Settling

This morning, I was completely in my head on my walk. Not even paying attention to anything but my own thoughts. And I had just turned around when I was like “Did I not go up the hill?” when I realized “well, I must have, because, here I am, coming down it.” But I didn’t feel out of breath or feel my heart racing or anything. I just walked up the hill like it was flat land. It felt good.

Since there are two other Harpe brothers, I have two more stories about women trying to figure out what to do with them and their skulls. I’m trying to sell them, but I’ve kind of decided, depending on how things go with Tom Under the Tree, just in terms of production and such, I might ask Lesley Patterson-Marx if she’d like to do something together. I love her stuff and I love how she gets how the past and present are tied together.

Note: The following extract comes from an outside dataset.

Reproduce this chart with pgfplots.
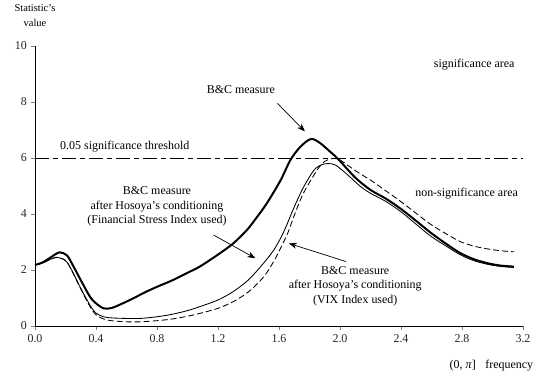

I mean, look at these things: Mother of Known Things and Mother of Mysteries. I look at those and I feel like I’m looking at some secret truth of the world. They’re amazing.

Hurray for Stories

On my walk this morning I was thinking that seeing your story in someone else’s formatting really is one of the nicest things in the world. I fret a lot about whether my stuff is any good, and then, there it is, in someone else’s formatting and it lets me finally see if I like it or not.

One thing that I really like about “Zilpha Murrell” is that I can see how I’m becoming a better writer in it. I don’t know what all my own writing shortcomings are (maybe you don’t until you learn how to fix them?), but I’m definitely getting better at holding the reader’s attention how I want it held for as long as I want it held. Pacing, I guess. I’m getting much better at pacing.

I’m also lately, and obviously, if you’ve been trudging along here, obsessed with which stories get told and passed along and why.

But I feel like I should say that, I now feel pretty confident that Zilpha Murrell wasn’t ever a prostitute. I don’t think we can blame that part of the myth on Virgil Stewart–it seems to have come a little later–but it’s from that same made-up vein. But it is kind of cool to see that, in some versions, Zilpha is the one actually running the Mystic Clan, not her son. Which, I guess, explains how it went on even when he was in prison.